6. Conclusion (sort of)
For the overall latency there come four main things in a row: the latency of the trigger itself, the scan time of the drum module, the time it takes to get the note-on from the module to the VSTi and render the sound, plus the output latency of the audio interface. The reported latency you read in the host is only the last of these four. So if your DAW let's you go down to 16 samples and 0.91ms that's only half (or quarter...) of the truth. There's nothing wrong with it, just keep it in mind if you argue with other e-drummers. You always have to add aboud 5ms to the reported output latency at least, even more with some hosts. If you want to go for the last 1ms you should definitely look for a fast host. I will use LiveProfessor for live drumming, it's fast and has a great low latency performance.
The audio interface is the second crucial thing if you wanna go really low. Of course there are many interfaces on the market and some of them may perform good enough for most scenarious. In my opinion you can have a good time with playing at 10ms latency, you don't really hear the delay. But you can feel the difference between 10 and 6, it feels more natural, punchier, smoother - and therefore it's more fun to play.
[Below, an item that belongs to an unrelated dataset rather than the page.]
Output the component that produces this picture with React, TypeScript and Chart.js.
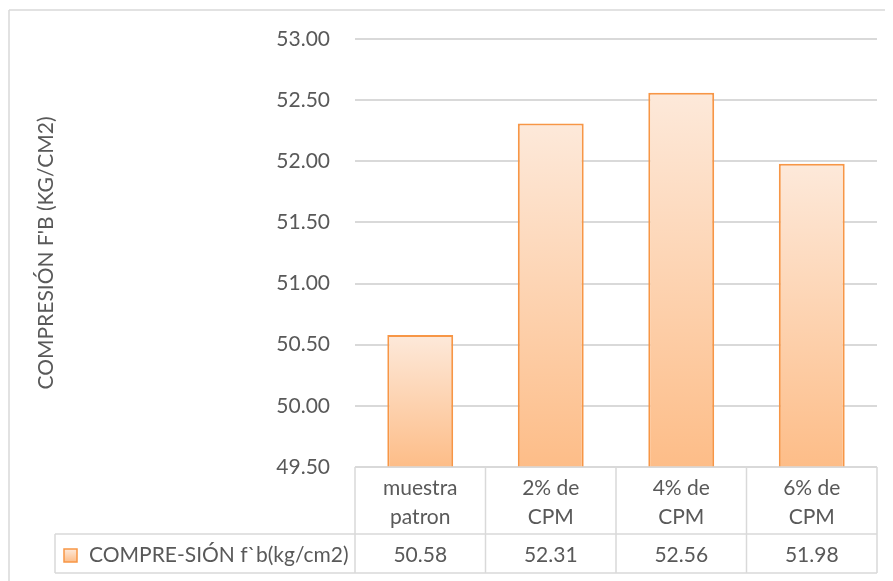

I would always recommend a dedicated decent audio interface instead of something like onboard devices with ASIO4ALL.
7. What about the TD-17 itself?
OK, and what are those TD-17 numbers in the tables? To compare the VSTi setup with the TD-17 internal latency I simply put the jack into the TD-17 master out and recorded it in the same test scenario. Except, as there aren't any buffer settings, there is only one result: 4.4ms. I think this is pretty much how fast it can get with todays digital drums: 1.4ms trigger latency plus 2ms scan time plus 1ms audio output latency. That's pretty much the delay from an acoustic kick to the ear of the drummer. At least as long as you play with headphones plugged directly into the drum module.
8. Famous last words
So given that there are some inaccuracies and jitters I can play Superior Drummer with a latency less than 2ms higher than the internal sounds. Makes me feel pretty happy with all my gear and was worth some extra steps. :-)
8a. Is the RME worth the extra money?
Well, you have to decide for yourself. As I said, I was really happy with the Motu, it's sound and performance are really good and maybe one of the best in that price range. And from being a long time Motu user I would expect a good driver support for the next years. But the Babyface is simply better - in many ways. It's not so much the sound (wouldn't spend 440,- extra EUR for that, the Motu sounds really good), but the sum of all the little things: build quality, Totalmix, driver support, expandability, latency and especially the low latency performance. It gives you this feeling of "never have to think about anything else".
In an earlier version I tested the TD-17 audio driver vs the Motu M4 and went up to 512 Samples. I measured the latencies in ms with some inaccuracies and placed a mic in front of the head instead of recording the signal directly from the trigger. One output of this first test was: playing with the TD-17 as an interface isn't that bad, the latency is 2-3ms higher than the Motu. But this is only on the Mac and because of it's Core Audio architecture. This maybe different with Windows where you need a sound device with ASIO drivers. Furthermore it showed that a buffer of more than 128 samples leads to latencies significantly too high for live playing.